The Lesser Tiger Mom

I won’t ever be able to write a song that disses my mom for popping vikes or bashes my dad for being absent because my parents weren’t like that. They showed up when it came to parenting– it didn’t matter what they were going through at the time, they showed up. And they were good parents.

Not all parents are like that.

My parents instilled self confidence without encouraging arrogance. They promoted self- worth without compromising reality. They raised me to focus on what I had to offer, even on the days when I felt I didn’t have much.

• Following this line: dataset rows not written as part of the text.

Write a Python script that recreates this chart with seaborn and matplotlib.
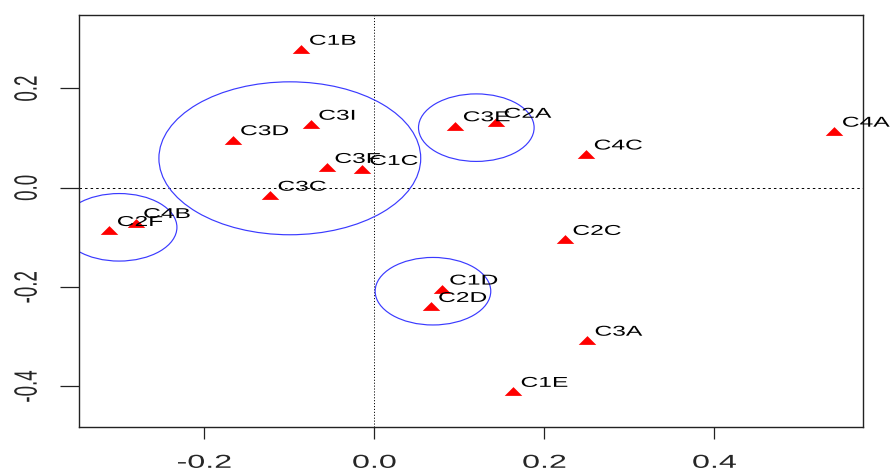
import numpy as np
import matplotlib
matplotlib.use("Agg")
import matplotlib.pyplot as plt
import seaborn as sns
from matplotlib.patches import Ellipse
from matplotlib.path import Path
from matplotlib.patheffects import AbstractPathEffect
from matplotlib.transforms import Affine2D

# ---- data -------------------------------------------------------------
labels = ["C1B", "C3D", "C3I", "C3F", "C1C", "C3C", "C2F", "C4B", "C3E",
          "C2A", "C4C", "C4A", "C2C", "C1D", "C2D", "C3A", "C1E"]
dim1 = [-0.086, -0.167, -0.075, -0.056, -0.015, -0.123, -0.312, -0.281, 0.095,
        0.143, 0.249, 0.541, 0.224, 0.079, 0.066, 0.250, 0.163]
dim2 = [0.279, 0.097, 0.128, 0.041, 0.037, -0.015, -0.086, -0.070, 0.125,
        0.132, 0.068, 0.114, -0.104, -0.204, -0.239, -0.307, -0.410]

# cluster circles: centre and radius (axis units)
circle_x = [-0.0996, -0.3004, 0.1198, 0.0688]
circle_y = [0.0594, -0.0796, 0.1211, -0.2083]
circle_r = [0.154, 0.068, 0.068, 0.068]

xticks = [-0.2, 0.0, 0.2, 0.4]
xtick_labels = ["-0.2", "0.0", "0.2", "0.4"]
yticks = [-0.4, -0.2, 0.0, 0.2]
ytick_labels = ["-0.4", "-0.2", "0.0", "0.2"]

xlim = (-0.3476, 0.5747)
ylim = (-0.4824, 0.348)


class HStretch(AbstractPathEffect):
    """Draw glyphs widened horizontally about a fraction of their extent."""

    def __init__(self, factor, anchor=0.5):
        super().__init__()
        self.factor = factor
        self.anchor = anchor

    def draw_path(self, renderer, gc, tpath, affine, rgbFace=None):
        ext = tpath.get_extents(affine)
        x0 = ext.x0 + self.anchor * ext.width
        widen = Affine2D().translate(-x0, 0).scale(self.factor, 1).translate(x0, 0)
        renderer.draw_path(gc, tpath, affine + widen, rgbFace)


STRETCH = 1.72
DPI = 100

sns.set_theme(style="white")
plt.rcParams["font.family"] = ["Liberation Sans", "DejaVu Sans"]
plt.rcParams["axes.unicode_minus"] = False
plt.rcParams["lines.scale_dashes"] = False

fig = plt.figure(figsize=(8.93, 4.73), dpi=DPI)
ax = fig.add_axes([79 / 893, 1 - 427.3 / 473, (863 - 79) / 893, (427.3 - 15) / 473])
ax.set_xlim(*xlim)
ax.set_ylim(*ylim)

# reference lines through the origin
ax.axhline(0, color="black", lw=0.7, ls=(0, (1.8, 2.2)), zorder=1)
ax.axvline(0, color="black", lw=0.7, ls=(0, (0.8, 1.3)), zorder=1)

# cluster circles
for cx, cy, r in zip(circle_x, circle_y, circle_r):
    ax.add_patch(Ellipse((cx, cy), 2 * r, 2 * r, fill=False,
                         edgecolor="#3a3aff", lw=0.85, zorder=2))

# filled wide triangles
tri = Path([(-1.0, -0.5), (1.0, -0.5), (0.0, 0.5), (-1.0, -0.5)],
           [Path.MOVETO, Path.LINETO, Path.LINETO, Path.CLOSEPOLY])
sns.scatterplot(x=dim1, y=dim2, ax=ax, marker=tri, s=160, color="#ff0000",
                linewidth=0, legend=False, zorder=3)

# point labels, up and to the right of each triangle
px2pt = 72 / DPI
for lab, x, y in zip(labels, dim1, dim2):
    t = ax.annotate(lab, (x, y), xytext=(8 * px2pt, 4.5 * px2pt),
                    textcoords="offset points", ha="left", va="baseline",
                    fontsize=10.3, color="black", zorder=4)
    t.set_path_effects([HStretch(STRETCH, anchor=0.0)])

# axes frame and ticks
for side in ax.spines.values():
    side.set_color("#222222")
    side.set_linewidth(1.0)
ax.set_xticks(xticks)
ax.set_xticklabels(xtick_labels)
ax.set_yticks(yticks)
ax.set_yticklabels(ytick_labels, rotation=90, va="center")
ax.tick_params(axis="x", direction="out", length=12 * px2pt, width=0.9,
               color="#222222", pad=15.5 * px2pt, labelsize=13.5, bottom=True)
ax.tick_params(axis="y", direction="out", length=19 * px2pt, width=0.9,
               color="#222222", pad=24 * px2pt, labelsize=13.5, left=True)
for lab in ax.get_xticklabels() + ax.get_yticklabels():
    lab.set_path_effects([HStretch(STRETCH, anchor=0.5)])
ax.grid(False)

fig.savefig("out.png", dpi=DPI, facecolor="white")
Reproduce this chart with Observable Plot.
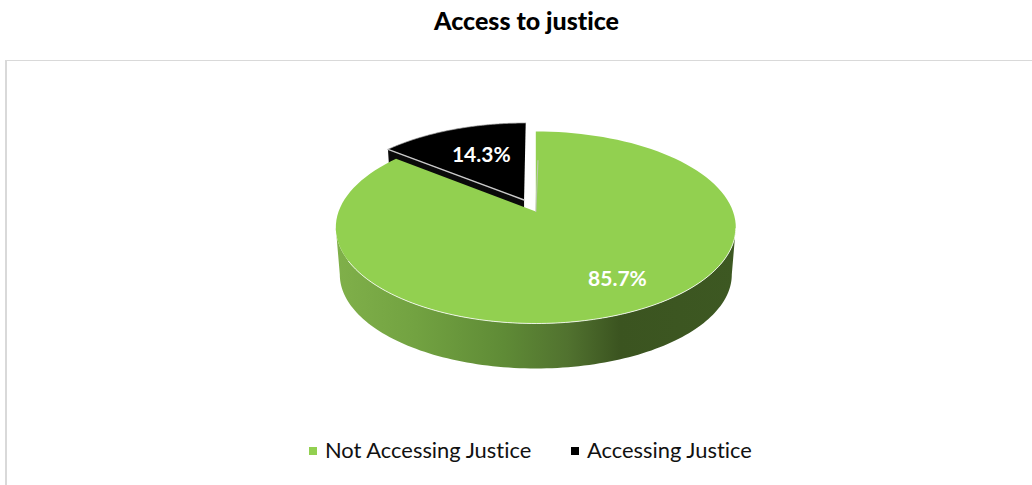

They knew I felt the need to overcompensate for my shortcomings, but they worked with me so I would grow out of that.

There is nothing worse than some guy who thinks he is The Man, but he isn’t and he wears his shirt tucked ALL THE WAY into his jeans without pulling it out a just little bit, or some girl in her 30’s who feels the need to tell anyone who will listen that her Aunt Rita is friends with the mom of a kid who goes to school with one of Eminem’s daughers.

My parents didn’t want me to be like that.

I just needed to do what I could do and do it to the best of my ability, and that would be enough. They knew what I was capable of and those were the boundaries they abided by. When I complained incessantly that I couldn’t deal with the spit that got caught in the mouth piece of the clarinet, my mom eventually let me quit. She knew I was much better suited for dance and tennis and let me do what I loved. Tiger Mom she was not, but she fostered my development and pushed my potential just enough so that I would, one day, emerge to be exactly who I am.

And I’m good with who I am.

I want to do the same with my girls. I want to find that balance. But what if the talent they are looking to be praised for doesn‘t exist? When do the lines of being supportive and being honest cross?

My 4 year old daughter, Sweet Pea, made me a picture the other day and after she gave it to me she said “Mommy, I made this for you. Isn’t it beautiful? It’s Snow White, Snow White and Lovey (her little sister). What do you think?”

What do I think? Well, it’s beautiful to me because I’m the mommy but I don’t think it’s going to win any prizes. It’s definitely lacking in some areas, I mean, look at the one that is supposed to be Lovey. Actually, I’m not even sure which one is supposed to be Lovey!

Sweet Pea is so great at so many things and I’m not worried about her future for one minute. (Unless, of course, she decides to become an artist. If that is the case, in front of the word “Artist” it might say “Starving.”) Of course I don’t have to worry about this now. She’s four. But it’s inevitable that as my girls get older, things will come up that require me to momentarily park them on their path to becoming the functional and productive adults they’re meant to be.

Sweet Pea might walk into the kitchen and tell us that she wants to play for the New York Jets or Lovey might decide that she wants to be a supermodel. I don’t want to be the one to step on their spirit or crush their confidence, but I also don’t want to pump them full of false hope.

Sweet Pea will likely get defensive when I tell her that the Jets probably won’t be interested in her for several reasons (the main one being that she’s not a guy) and I’m pretty certain that Lovey will be sad when I tell her it might be a good idea to look into something else since supermodels are very tall and her Jew genes probably won’t get her too far. Things like that will come up, and when they do I will show up. It‘s my job to be real about their capabilities, and when it’s necessary, I will be. I’m not a tiger mom, but I am a mom.

That day is not today though. That day is another day. Today my daughter isn’t setting goals or making life choices. Today she is just giving a beautiful picture to her mommy.